Di fatto l’azienda che risparmia risorse finanziarie non investendo, o addirittura tagliando la spesa, in materia di prevenzione, nel caso in cui si consumi un reato a seguito di violazione della normativa prevenzionistica, si vedrà contestata la responsabilità ex D. Lgs. 231/2001, con applicazione delle relative sanzioni.

Nel caso di specie la Suprema Corte ha ritenuto che il Giudice di merito avesse correttamente motivato la decisione, avendo rilevato che nel corso dell’istruttoria dibattimentale era emerso che la violazione della normativa prevenzionistica era stato il frutto di una consapevole scelta di politica aziendale, finalizzata ad un risparmio di costi in materia di sicurezza e pertanto attuata nell’interesse ed a vantaggio dell’ente, che non aveva nemmeno adottato alcun modello di organizzazione e gestione finalizzato alla prevenzione degli infortuni sul lavoro.

La decisione in commento, è il caso di osservare, conferma l’interpretazione che altre precedenti pronunce, sia di merito che di legittimità, avevano offerto sul punto, ribadendo – pertanto – la configurabilità della responsabilità delle aziende ex D. Lgs. 231/2001, in caso di commissione di reati (presupposto) colposi di evento, quali l’omicidio colposo o le lesioni personali colpose, commesse con violazione delle norme per la prevenzione degli infortuni sul lavoro (cfr. Trib Trani, 11.01.2010; Trib. Tolmezzo, 23.01.2012; Trib. Torino sez. I, 10.01.2013; Cass. pen. Sez. V, 28.11.2013 n. 10265; Cass. pen. Sez. Unite, 24.04.2014 n. 38343).

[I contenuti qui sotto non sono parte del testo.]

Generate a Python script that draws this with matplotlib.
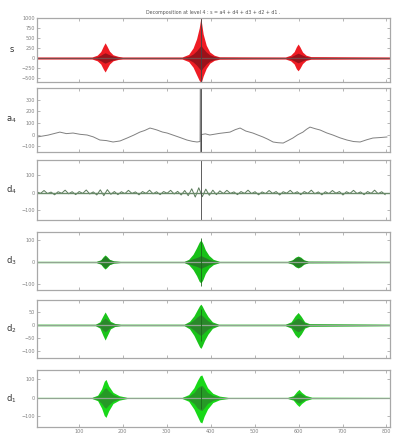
import numpy as np
import matplotlib
matplotlib.use("Agg")
import matplotlib.pyplot as plt

# ---------------- data ----------------
title_text = "Decomposition at level 4 : s = a4 + d4 + d3 + d2 + d1 ."
x_ticks = [100, 200, 300, 400, 500, 600, 700, 800]
panel_labels = ["s", "a$_4$", "d$_4$", "d$_3$", "d$_2$", "d$_1$"]

spike_x = 378

# signal s : burst envelopes
s_x = [5, 130, 142, 150, 156, 160, 164, 170, 178, 190, 200,
       335, 350, 360, 368, 374, 377, 378, 379, 383, 390, 398, 408, 420,
       570, 582, 590, 595, 599, 603, 609, 617, 628, 808]
s_hi = [25, 25, 70, 160, 300, 380, 300, 170, 80, 40, 25,
        25, 90, 250, 480, 750, 950, 1400, 900, 600, 320, 150, 70, 30,
        25, 70, 160, 280, 350, 280, 150, 70, 35, 25]
s_lo = [-25, -25, -70, -150, -280, -350, -270, -150, -70, -35, -25,
        -25, -90, -230, -420, -560, -600, -900, -600, -450, -260, -130, -60, -30,
        -25, -70, -150, -270, -320, -260, -140, -60, -30, -25]
s_core = [10, 10, 30, 70, 110, 130, 110, 80, 50, 20, 10,
          10, 40, 100, 180, 260, 300, 350, 300, 240, 150, 80, 40, 15,
          10, 30, 70, 100, 120, 100, 70, 40, 15, 10]

# approximation a4
a_x = [5, 30, 57, 72, 87, 103, 119, 133, 148, 163, 178, 194, 210, 225, 239, 250, 262, 270, 278,
       290, 301, 314, 330, 346, 358, 369, 376, 377, 378, 379, 388, 398, 420, 444,
       456, 467, 480, 496, 508, 519, 530, 542, 553, 565, 576, 587, 598, 610, 618, 626, 638, 649,
       664, 678, 694, 710, 725, 740, 755, 769, 785, 801]
a_v = [-21, -5, 21, 8, 13, 2, -4, -20, -47, -52, -64, -55, -30, -5, 21, 35, 56, 48, 39,
       22, 13, -4, -25, -47, -58, -64, -60, 1200, -900, 0, 6, -4, 10, 21,
       42, 56, 30, 13, -5, -21, -40, -64, -70, -73, -52, -30, -2, 21, 45, 64, 50, 39,
       14, -4, -28, -47, -60, -64, -45, -30, -26, -21]

# detail d4 (noisy), sampled every 8 points from 5
d4_v = [4, -5, 12, -6, 3, -13, 5, -4, 14, -7,
        5, -12, 6, -5, 15, -8, 4, -14, 16, -18,
        17, -10, 6, -12, 5, -6, 13, -5, 4, -13,
        6, -5, 14, -7, 5, -12, 6, -4, 13, -8,
        7, -14, 12, -18, 22, -26, 28, -24, 20, -16,
        14, -12, 10, -6, 13, -5, 4, -12, 6, -5,
        14, -6, 5, -13, 4, -6, 12, -5, 6, -14,
        5, -4, 13, -6, 5, -12, 6, -5, 14, -7,
        4, -13, 5, -6, 12, -4, 6, -14, 5, -5,
        13, -6, 4, -12, 6, -5, 14, -7, 5, -12]

# detail d3 envelopes
d3_x = [5, 140, 150, 156, 160, 164, 170, 180, 195,
        340, 350, 360, 368, 374, 378, 382, 388, 396, 406, 420,
        575, 586, 593, 599, 605, 612, 622, 808]
d3_hi = [3, 3, 10, 25, 32, 25, 12, 5, 3,
         3, 12, 35, 65, 90, 100, 85, 55, 30, 12, 3,
         3, 10, 22, 27, 22, 10, 4, 3]
d3_lo = [-3, -3, -10, -25, -32, -25, -12, -5, -3,
         -3, -12, -35, -62, -88, -95, -82, -52, -28, -12, -3,
         -3, -10, -22, -27, -22, -10, -4, -3]
d3_core = [2, 2, 8, 20, 28, 20, 10, 4, 2,
           2, 8, 15, 20, 25, 30, 25, 20, 12, 6, 2,
           2, 8, 18, 24, 18, 8, 3, 2]

# detail d2 envelopes
d2_x = [5, 138, 148, 155, 160, 165, 172, 182, 195,
        340, 352, 362, 370, 375, 378, 381, 386, 394, 404, 418,
        570, 583, 592, 599, 606, 614, 625, 808]
d2_hi = [3, 3, 12, 35, 50, 35, 14, 6, 3,
         3, 14, 35, 60, 75, 80, 72, 55, 32, 12, 3,
         3, 12, 35, 48, 33, 12, 5, 3]
d2_lo = [-3, -3, -12, -40, -58, -40, -15, -6, -3,
         -3, -15, -40, -68, -85, -90, -80, -60, -35, -13, -3,
         -3, -12, -38, -50, -35, -12, -5, -3]
d2_core = [2, 2, 8, 20, 26, 20, 9, 4, 2,
           2, 8, 20, 32, 38, 40, 36, 28, 16, 7, 2,
           2, 8, 20, 26, 20, 8, 3, 2]

# detail d1 envelopes
d1_x = [5, 130, 143, 152, 158, 162, 168, 178, 192, 210,
        335, 350, 362, 370, 376, 380, 385, 393, 405, 420, 440,
        575, 588, 596, 601, 607, 616, 630, 808]
d1_hi = [3, 3, 15, 50, 90, 100, 65, 30, 12, 3,
         3, 18, 55, 95, 120, 124, 95, 55, 25, 10, 3,
         3, 12, 35, 46, 30, 14, 4, 3]
d1_lo = [-3, -3, -15, -55, -95, -105, -70, -30, -12, -3,
         -3, -18, -60, -100, -130, -135, -100, -60, -25, -10, -3,
         -3, -12, -35, -46, -30, -14, -4, -3]
d1_core = [2, 2, 10, 30, 50, 55, 38, 18, 6, 2,
           2, 10, 30, 55, 65, 68, 55, 30, 14, 5, 2,
           2, 8, 22, 28, 20, 8, 2, 2]

ylims = [(-600, 1000), (-150, 400), (-160, 190), (-127, 136), (-127, 96), (-157, 151)]
yticks = [[-500, -250, 0, 250, 500, 750, 1000], [-100, 0, 100, 200, 300],
          [-100, 0, 100], [-100, 0, 100], [-100, -50, 0, 50], [-100, 0, 100]]
spike_lo = [-2000, -2000, -500, -110, -60, -60]
spike_hi = [2000, 2000, 500, 110, 60, 60]

# ---------------- figure ----------------
W, H = 396, 443
fig = plt.figure(figsize=(W / 100, H / 100), dpi=100)
px_boxes = [(18, 82), (88, 152), (160, 220), (232, 290), (300, 358), (370, 427)]
left_px, right_px = 37, 390
axes = []
for (t, b) in px_boxes:
    ax = fig.add_axes([left_px / W, 1 - b / H, (right_px - left_px) / W, (b - t) / H])
    axes.append(ax)

edge = "#a8a8a8"
for i, ax in enumerate(axes):
    ax.set_xlim(5, 808)
    ax.set_ylim(*ylims[i])
    ax.set_yticks(yticks[i])
    ax.set_xticks(x_ticks)
    ax.tick_params(direction="in", length=2, width=0.5, colors="#999999",
                   labelsize=3.5, labelcolor="#808080", top=True, right=True, pad=1.5)
    for sp in ax.spines.values():
        sp.set_color(edge)
        sp.set_linewidth(0.9)
    if i < 5:
        ax.set_xticklabels([])
    ax.set_ylabel(panel_labels[i], rotation=0, fontsize=6, color="#333333",
                  labelpad=7, va="center")

# s
ax = axes[0]
ax.fill_between(s_x, s_lo, s_hi, color="#ee1c24", lw=0)
ax.fill_between(s_x, -np.array(s_core), s_core, color="#9a121a", lw=0)
ax.axhline(0, color="#7a4a4a", lw=0.9)

# a4
ax = axes[1]
ax.plot(a_x, a_v, color="#808080", lw=0.7)

# d4
ax = axes[2]
d4_x = 5 + 8 * np.arange(len(d4_v))
ax.plot(d4_x, d4_v, color="#5a7a5a", lw=0.7)
ax.axhline(0, color="#6a8a6a", lw=1.0)

greens = [("#18c018", "#2a6e2a"), ("#1ac41a", "#2f7a2f"), ("#18d818", "#2a8a2a")]
for ax, (xx, lo, hi, core), (c_out, c_in) in zip(
        axes[3:],
        [(d3_x, d3_lo, d3_hi, d3_core), (d2_x, d2_lo, d2_hi, d2_core), (d1_x, d1_lo, d1_hi, d1_core)],
        greens):
    ax.axhline(0, color="#93a593", lw=0.9)
    ax.fill_between(xx, lo, hi, color=c_out, lw=0)
    ax.fill_between(xx, -np.array(core), core, color=c_in, lw=0, alpha=0.8)

for i, ax in enumerate(axes):
    ax.vlines(spike_x, spike_lo[i], spike_hi[i], color="#444444" if i < 3 else "#1a6a1a", lw=0.6)

axes[0].set_title(title_text, fontsize=3.4, color="#555555", pad=3)

fig.savefig("out.png", dpi=100)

In considerazione di ciò è opportuno per gli enti sottoposti all’applicazione del D. Lgs. 231/2001, al fine di non vedersi contestata alcuna responsabilità, attenersi scrupolosamente alla normativa prevenzionistica, investendo le risorse finanziarie adeguate al fine di garantire un idoneo livello di sicurezza ed adottando modelli organizzativi di gestione e controllo, vigilando altresì sul loro effettivo funzionamento ed osservanza.